一部ネット上で実施されている署名活動について
 個別の事案についてのコメントは差し控えさせていただきますが、指摘されている事項に対する当社の見解は、これまでに述べた通りとなります。
 「NAVERまとめ」では、権利者が自身の権利を適切に管理でき、著作物が得る価値を最大化できるようになることが大切であると考えています。1次コンテンツの権利関係を弊社側で把握し、その上で権利者の皆様が「NAVERまとめ」上でのコンテンツの利用範囲を自由に管理する仕組みがあれば、著作権者からの都度の申告が無くとも、権利侵害の有無を確認すると共に、コンテンツの利用や閲覧などに応じて、より多くのメリットを著作権者に対して生むことも可能であると考えています。

「NAVERまとめ」の今後の新方針

 「NAVERまとめ」は、権利者が自身の権利を適切に管理でき、著作物が得る価値を最大化できるようになることを念頭に置き、2016年12月5日に以下の2つの新方針を発表している。

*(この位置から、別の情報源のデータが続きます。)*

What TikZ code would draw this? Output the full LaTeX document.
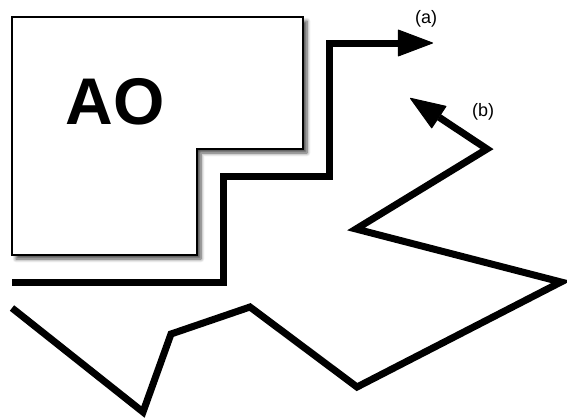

これらは2017年中の運用開始を目指すとのことだ。
 
1.まとめ作成者にオーサーランクを適用
 まとめ作成者の経歴、背景、経験などを審査/承認し、身元を確認することができるようにすることで、その作成者が作成した「まとめ」の情報の信頼性を判断しやすくしていく。さらに、審査/承認したまとめ作成者の身元情報を活用することで、まとめ作成者のランク付けを行う。例えば、ランク付けに応じた記事の上位表示などを行うことを検討している。

2.1次情報提供者へのインセンティブ還元及びまとめ掲載可否設定の実現
 1次情報提供者からあらかじめ著作物と作者情報をセットにして預かり、その著作物をどのように扱うか(まとめられていいのか、まとめられたくないか、また部分的にならOKか等)を自身で設定できる仕組みを実現したいと考えている。また、コンテンツがまとめ記事で紹介された場合、貢献の指標に応じ、1次情報提供者にもインセンティブを還元することなどを検討している。

 「NAVERまとめ」は、1次コンテンツを生み出すサービスではなく、情報の検査/流通を担うサービスである。1次コンテンツがなければ、流通は成り立たず、「NAVERまとめ」は常に1次コンテンツと閲覧する人々のよりよい架け橋となることを引き続き目指していく。

 膨大な情報が行きかう今、欲しい情報を探すのも一苦労だ。そんな中、情報を探す手段の一つとしてキュレーションメディアが一役を担っていることは確かだろう。その一方、情報の信ぴょう性や著作権などは、便利だからといって無視できない問題であることも事実だ。

 今回LINEが発表した「NAVERまとめ」の見解と今後の方針が、キュレ―ションサイトの信頼回復、そして「NAVERまとめ」がより安全に、より楽しく読める媒体へと進化する一歩となることを期待したい。